The reason we're not getting clarity is because of the way the media functions. It isn't a "balance" issue. It's actually about competence and the way journalists are taught to do research.  They go to their "sources" and ask them what they think and if there are a variety of opinions, they air those opinions. What they should be doing is finding out the truth on an issue, as best they can from their own independent research and reporting on that - stating it as fact. If there are then people who disagree, and there is a controversy, then that should be reported as an adjunct to the report, not as part of it.

If you applied the current methodology to, say, the Normandy Invasion, you would have the BBC reporting Montgomery saying "we are invading Europe", followed by an interview with Rommel saying, "this is not the invasion - it is a feint. We fully expect the main push across the Pas de Calais any day now".

Howse being a former BBC journalist sees the problem in respect of the BBC and misdiagnoses it. He does not understand that this is a problem affecting all legacy media journalism; the obsession with "biff-bam" adversarial news reporting.

When you think of it though, this is the way we do our politics, so it is hardly surprising that the media should do political reporting the same way... "the government says this, but the opposition says that". This then bleeds into all forms of reporting. At fault, therefore, is the fundamental structure of the way we do news.

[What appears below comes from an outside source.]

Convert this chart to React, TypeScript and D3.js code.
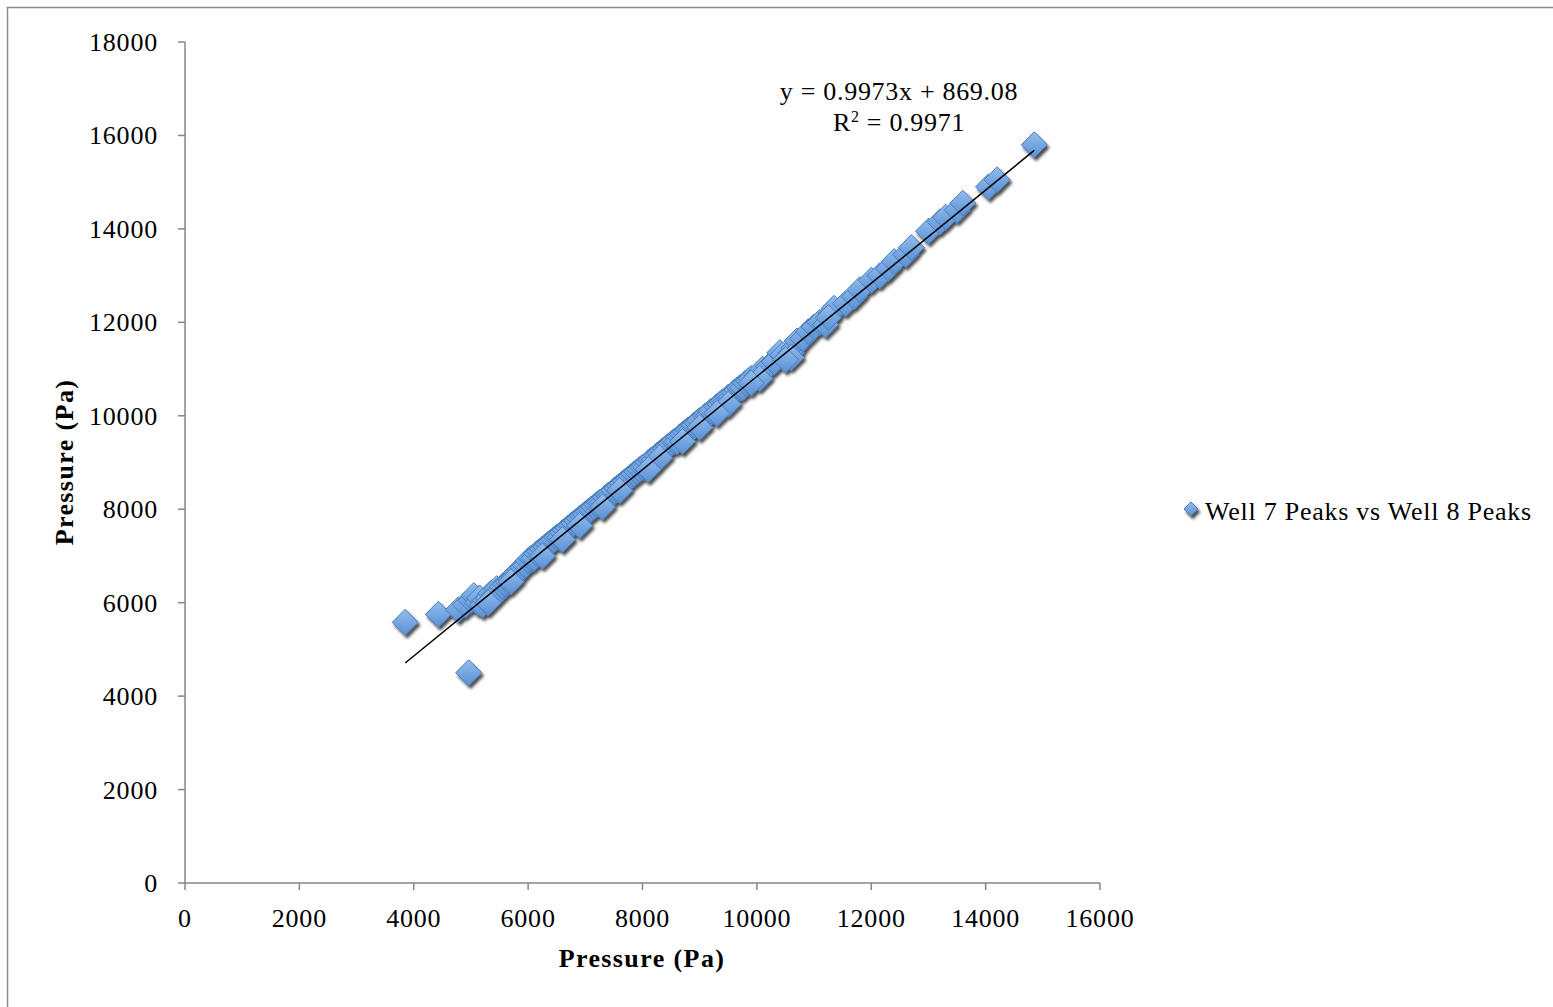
import React from "react";
import * as d3 from "d3";

const xTicks = [0, 2000, 4000, 6000, 8000, 10000, 12000, 14000, 16000];
const yTicks = [0, 2000, 4000, 6000, 8000, 10000, 12000, 14000, 16000, 18000];

const slope = 0.9973;
const intercept = 869.08;
const r2 = 0.9971;

const seriesName = "Well 7 Peaks vs Well 8 Peaks";
const axisTitle = "Pressure (Pa)";

const well7: number[] = [
  3850, 4430, 4960, 4780, 4900, 5000, 5050, 5120, 5150, 5200, 5250, 5300, 5350, 5400, 5450, 5500, 5550, 5600, 5650, 5700,
  5750, 5800, 5850, 5900, 5950, 6000, 6050, 6100, 6150, 6200, 6250, 6300, 6350, 6400, 6450, 6500, 6550, 6600, 6650, 6700,
  6750, 6800, 6850, 6900, 6950, 7000, 7050, 7100, 7150, 7200, 7250, 7300, 7350, 7400, 7450, 7500, 7550, 7600, 7650, 7700,
  7750, 7800, 7850, 7900, 7950, 8000, 8050, 8100, 8150, 8200, 8250, 8300, 8350, 8400, 8450, 8500, 8550, 8600, 8650, 8700,
  8750, 8800, 8850, 8900, 8950, 9000, 9100, 9150, 9200, 9300, 9350, 9400, 9450, 9500, 9550, 9600, 9650, 9700, 9750, 9800,
  9850, 9900, 10000, 10050, 10100, 10200, 10300, 10400, 10450, 10600, 10650, 10700, 10800, 10900, 11000, 11100, 11200, 11300, 11350, 11550,
  11700, 11800, 12000, 12150, 12300, 12400, 12600, 12700, 13000, 13200, 13300, 13500, 13600, 14050, 14200, 14850,
  6250, 6900, 7600, 8300, 9000, 9500, 10050, 10600, 5300, 5700, 6600, 7300, 8100, 8700, 9300, 9900, 10500, 11250,
];
const well8: number[] = [
  5580, 5750, 4500, 5850, 5950, 6050, 6150, 6000, 6100, 5950, 6050, 6100, 6200, 6150, 6300, 6250, 6350, 6400, 6450, 6500,
  6550, 6650, 6700, 6750, 6800, 6900, 6950, 6950, 7050, 7100, 7150, 7200, 7250, 7300, 7350, 7400, 7400, 7500, 7550, 7600,
  7650, 7700, 7750, 7800, 7850, 7900, 7950, 8000, 8050, 8100, 8150, 8150, 8250, 8300, 8300, 8400, 8450, 8500, 8550, 8600,
  8650, 8700, 8750, 8800, 8850, 8900, 8900, 9000, 9050, 9050, 9150, 9200, 9250, 9300, 9350, 9400, 9450, 9450, 9550, 9600,
  9650, 9700, 9700, 9800, 9850, 9900, 10000, 10000, 10100, 10200, 10250, 10300, 10300, 10400, 10400, 10500, 10550, 10600, 10600, 10700,
  10750, 10800, 10850, 10900, 11000, 11050, 11150, 11350, 11300, 11350, 11450, 11600, 11650, 11800, 11900, 12000, 11950, 12200, 12300, 12400,
  12550, 12700, 12900, 13000, 13150, 13300, 13450, 13600, 13950, 14150, 14250, 14400, 14550, 14900, 15050, 15800,
  7000, 7650, 8400, 9100, 9750, 10250, 10800, 11250, 6000, 6450, 7350, 8050, 8850, 9450, 10050, 10700, 11200, 12100,
];

const W = 1553;
const H = 1007;
const X0 = 185, X1 = 1100, Y0 = 883, Y1 = 42;
const axisColor = "#868686";
const font = "'Liberation Serif', 'Times New Roman', serif";

export default function App() {
  const x = d3.scaleLinear().domain([0, 16000]).range([X0, X1]);
  const y = d3.scaleLinear().domain([0, 18000]).range([Y0, Y1]);
  const pts = well7.map((v, i) => ({ x: v, y: well8[i] }));
  const [xmin, xmax] = d3.extent(well7.slice(0, 146)) as [number, number];
  const diamond = (cx: number, cy: number, r: number) =>
    `M${cx},${cy - r}L${cx + r},${cy}L${cx},${cy + r}L${cx - r},${cy}Z`;
  const R = 13;

  return (
    <svg width={W} height={H} style={{ position: "absolute", left: 0, top: 0, background: "#fff" }}>
      <defs>
        <linearGradient id="mk" x1="0" y1="0" x2="0" y2="1">
          <stop offset="0" stopColor="#93bdee" />
          <stop offset="1" stopColor="#5a90d4" />
        </linearGradient>
        <filter id="sh" x="-50%" y="-50%" width="200%" height="200%">
          <feDropShadow dx="2" dy="3" stdDeviation="1.8" floodColor="#000" floodOpacity="0.7" />
        </filter>
      </defs>
      <rect x={7.5} y={7.5} width={W + 20} height={H + 20} fill="none" stroke="#8c8c8c" strokeWidth={1.5} />

      {/* axes */}
      <line x1={X0} x2={X0} y1={Y1} y2={Y0} stroke={axisColor} strokeWidth={1.5} />
      <line x1={X0} x2={X1} y1={Y0} y2={Y0} stroke={axisColor} strokeWidth={1.5} />
      {yTicks.map((t) => (
        <g key={"y" + t}>
          <line x1={X0 - 7} x2={X0} y1={y(t)} y2={y(t)} stroke={axisColor} strokeWidth={1.5} />
          <text x={158} y={y(t) + 9} textAnchor="end" fontFamily={font} fontSize={26} fill="#000" letterSpacing={0.8}>
            {t}
          </text>
        </g>
      ))}
      {xTicks.map((t) => (
        <g key={"x" + t}>
          <line x1={x(t)} x2={x(t)} y1={Y0} y2={Y0 + 7} stroke={axisColor} strokeWidth={1.5} />
          <text x={x(t)} y={927} textAnchor="middle" fontFamily={font} fontSize={26} fill="#000" letterSpacing={0.8}>
            {t}
          </text>
        </g>
      ))}

      {/* points */}
      <g filter="url(#sh)">
        {pts.map((p, i) => (
          <path key={i} d={diamond(x(p.x), y(p.y), R)} fill="url(#mk)" stroke="#4a7ebb" strokeWidth={1} />
        ))}
      </g>

      {/* trendline */}
      <line
        x1={x(xmin)}
        y1={y(slope * xmin + intercept)}
        x2={x(xmax)}
        y2={y(slope * xmax + intercept)}
        stroke="#000"
        strokeWidth={1.5}
      />

      {/* equation */}
      <text x={899} y={100} textAnchor="middle" fontFamily={font} fontSize={26} fill="#000" letterSpacing={0.7}>
        {`y = ${slope}x + ${intercept.toFixed(2)}`}
      </text>
      <text x={899} y={131} textAnchor="middle" fontFamily={font} fontSize={26} fill="#000" letterSpacing={0.7}>
        R<tspan dy={-9} fontSize={16}>2</tspan>
        <tspan dy={9}>{` = ${r2}`}</tspan>
      </text>

      {/* axis titles */}
      <text x={642} y={967} textAnchor="middle" fontFamily={font} fontSize={26} fontWeight="bold" fill="#000" letterSpacing={1.4}>
        {axisTitle}
      </text>
      <text
        transform={`translate(73,462) rotate(-90)`}
        textAnchor="middle"
        fontFamily={font}
        fontSize={26}
        fontWeight="bold"
        fill="#000"
        letterSpacing={1.4}
      >
        {axisTitle}
      </text>

      {/* legend */}
      <path d={diamond(1191, 509, 7)} fill="url(#mk)" stroke="#4a7ebb" strokeWidth={1} filter="url(#sh)" />
      <text x={1205} y={520} fontFamily={font} fontSize={26} fill="#000" letterSpacing={0.75}>
        {seriesName}
      </text>
    </svg>
  );
}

The more you think about it, the more it becomes obvious. Facts have no fixed quantum: facts are what people with prestige assert. The greater the prestige, the greater the authority of the facts asserted. However, if someone of equal or equivalent prestige asserts something different, then their dissent must be recorded.

Thus, influencing the media becomes a process of acquiring or developing prestige. All influencers play the game, exacerbating the problem. The battle becomes one of building the level of prestige to support one's preferred set of "facts", rather than in acquiring more and better evidence to support them. Prestige trumps evidence every time.

This is problem I routinely encounter when arguing with WTO Brexit fanatics. For all the forensic analysis done on the issue, painstakingly dismantling the numerous misapprehensions, it is all nullified when Sky News, without any verification, runs the headline "Brexit will not cause UK trade 'disruption' - WTO boss".

Here it then becomes a question of who you choose to believe according to your own political bent. The EU's own Notices to Stakeholders flatly contradict such an assertion if you know what it is you're looking at but so long as the it lacks prestige it lacks authority even though it's as official as official gets. Disbelief is a choice and once a person has made that choice there is little you can do to talk them out of it - which is why I no longer try. I know a waste of time when I see one. 

Once these misnomers are lodged in the public debate the propagandists will make good use of them and without trusted authoritative media scrutiny, a lie travels around the world while the truth withers on the vine. Almost every day now we see the repetition of a same handful of lies penned by those with prestigious titles with no regard to the facts. Depressingly the legacy media is still trusted and editors are now abusing that trust for political ends.

Unless this malfunction in the media can be addressed there is no possibility of a functioning democracy. A democracy cannot function if public debate is reduced to factionalism, trading manufactured narratives based on deliberate falsehoods. If professional liars are setting the agenda then the public become victims of their democracy rather than masters of it.